+++ Data extract +++

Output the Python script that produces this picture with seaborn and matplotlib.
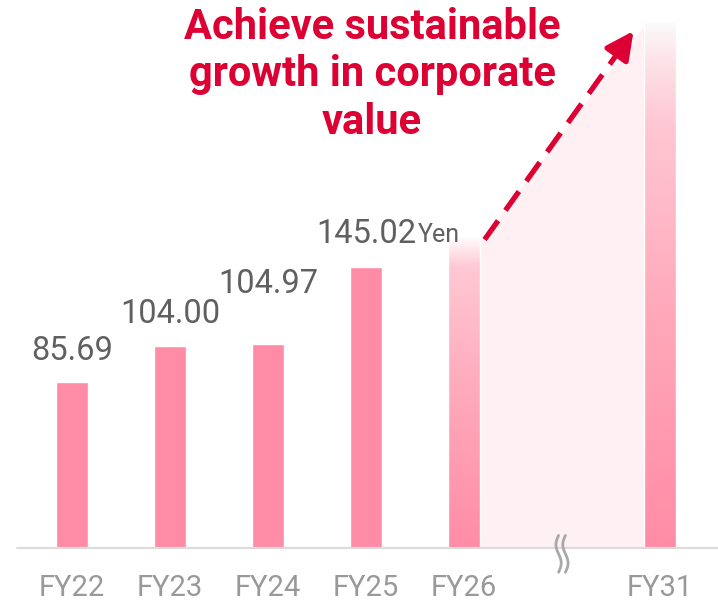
import numpy as np
import pandas as pd
import seaborn as sns
import matplotlib
matplotlib.use("Agg")
import matplotlib.pyplot as plt
from matplotlib.colors import LinearSegmentedColormap
from matplotlib.patches import Polygon

# ---- data -------------------------------------------------------------
fiscal_years = ["FY22", "FY23", "FY24", "FY25", "FY26", "FY31"]
dividend_yen = [85.69, 104.00, 104.97, 145.02, 161.0, 271.0]
value_labels = ["85.69", "104.00", "104.97", "145.02", "", ""]
axis_order = ["FY22", "FY23", "FY24", "FY25", "FY26", " ", "FY31"]
forecast_years = ["FY26", "FY31"]
unit_label = "Yen"
headline = "Achieve sustainable\ngrowth in corporate\nvalue"

# ---- style ------------------------------------------------------------
BAR = "#ff8ca6"
PALE = "#fff0f4"
RED = "#dc0033"
VALUE_GREY = "#606060"
TICK_GREY = "#999999"
AXIS_GREY = "#dcdcdc"
BAR_WIDTH = 0.32
label_gap_pt = [16, 17, 37, 17, 0, 0]  # vertical gap between bar top and its label

sns.set_theme(style="white")
plt.rcParams["font.family"] = ["Roboto", "DejaVu Sans"]

df = pd.DataFrame({"year": fiscal_years, "value": dividend_yen})

W, H = 718, 604
BASE_PX = 56  # baseline height above the bottom edge, in pixels
fig = plt.figure(figsize=(W / 100, H / 100), dpi=100)
ax = fig.add_axes([0, BASE_PX / H, 1, 1 - BASE_PX / H])

sns.barplot(data=df, x="year", y="value", order=axis_order, color=BAR,
            saturation=1, width=BAR_WIDTH, ax=ax, errorbar=None, zorder=3)

XLIM = (-0.735, 6.592)
YLIM = (0, 282.5)
for s in ax.spines.values():
    s.set_visible(False)
ax.set_yticks([])
ax.set_xlabel("")
ax.set_ylabel("")
ax.tick_params(axis="x", length=0, pad=18.5, labelsize=21, labelcolor=TICK_GREY)

pos = {name: i for i, name in enumerate(axis_order)}
i26, i31 = pos["FY26"], pos["FY31"]
v26 = dividend_yen[fiscal_years.index("FY26")]
v31 = dividend_yen[fiscal_years.index("FY31")]
half = BAR_WIDTH / 2

# pale growth band between the two forecast bars
band = Polygon([(i26 + half, 0), (i26 + half, v26 - 4),
                (i31 - half, v31 - 2), (i31 - half, 0)],
               closed=True, facecolor=PALE, edgecolor="none", zorder=1)
ax.add_patch(band)

# gradient fill for forecast bars
grad26 = LinearSegmentedColormap.from_list(
    "g26", [(0.0, "#ff8ca6"), (0.55, "#ffadbf"), (0.9, "#ffc8d4"), (1.0, "#ffffff")])
grad31 = LinearSegmentedColormap.from_list(
    "g31", [(0.0, "#ff8ca6"), (0.45, "#ffa9bb"), (0.8, "#ffc6d2"),
            (0.93, "#fde3e9"), (1.0, "#fafafa")])
for patch in list(ax.patches):
    if patch is band:
        continue
    cx = patch.get_x() + patch.get_width() / 2
    idx = int(round(cx))
    if idx in (i26, i31):
        h = patch.get_height()
        cmap = grad26 if idx == i26 else grad31
        patch.set_facecolor("none")
        grad = np.linspace(0, 1, 256).reshape(-1, 1)
        im = ax.imshow(grad, cmap=cmap, origin="lower", aspect="auto",
                       extent=[patch.get_x(), patch.get_x() + patch.get_width(), 0, h],
                       zorder=2)
        im.set_clip_path(patch)

ax.set_xlim(*XLIM)
ax.set_ylim(*YLIM)

# baseline
ax.axhline(0, xmin=17 / W, xmax=1, color=AXIS_GREY, lw=1.6, zorder=4, clip_on=False)

# axis break mark
brk = pos[" "]
yy = np.linspace(-12.5, 6.5, 60)
for dx in (-0.035, 0.035):
    xx = brk + dx + 0.027 * np.sin((yy + 12.5) / 19 * 2 * np.pi)
    ax.plot(xx, yy, color="#a8a8a8", lw=2.0, zorder=5, solid_capstyle="round",
            clip_on=False)

# value labels
for i, (yr, v, lab) in enumerate(zip(fiscal_years, dividend_yen, value_labels)):
    if lab:
        ax.annotate(lab, xy=(pos[yr], v), xytext=(0, label_gap_pt[i]),
                    textcoords="offset points", ha="center", va="baseline",
                    fontsize=23.5, color=VALUE_GREY, zorder=6)
ax.annotate(unit_label, xy=(pos["FY25"], dividend_yen[3]), xytext=(37, 18),
            textcoords="offset points", ha="left", va="baseline",
            fontsize=18, color=VALUE_GREY, zorder=6)

# dashed growth arrow
x0, y0 = i26 + 0.21, v26 - 2
x1, y1 = i31 - 0.27, v31 - 4.5
frac = 0.9
lx, ly = x0 + (x1 - x0) * frac, y0 + (y1 - y0) * frac
line, = ax.plot([x0, lx], [y0, ly], color=RED, lw=3.8, zorder=6,
                solid_capstyle="butt", dash_capstyle="butt")
line.set_dashes((4.4, 2.4))
ax.annotate("", xy=(x1, y1), xytext=(lx - (x1 - x0) * 0.02, ly - (y1 - y0) * 0.02),
            arrowprops=dict(arrowstyle="-|>,head_length=1.4,head_width=0.7",
                            color=RED, lw=3.8, shrinkA=0, shrinkB=0),
            zorder=7, annotation_clip=False)

# headline
fig.text(372 / W, 1 - 7 / H, headline,
         ha="center", va="top", fontsize=30, fontweight="bold", color=RED,
         linespacing=1.2, zorder=8)

fig.savefig("out.png", dpi=100)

+++

Search the listing above for the string "seaborn". Copy every line that contains it.

Output the Python script that produces this picture with seaborn and matplotlib.
import seaborn as sns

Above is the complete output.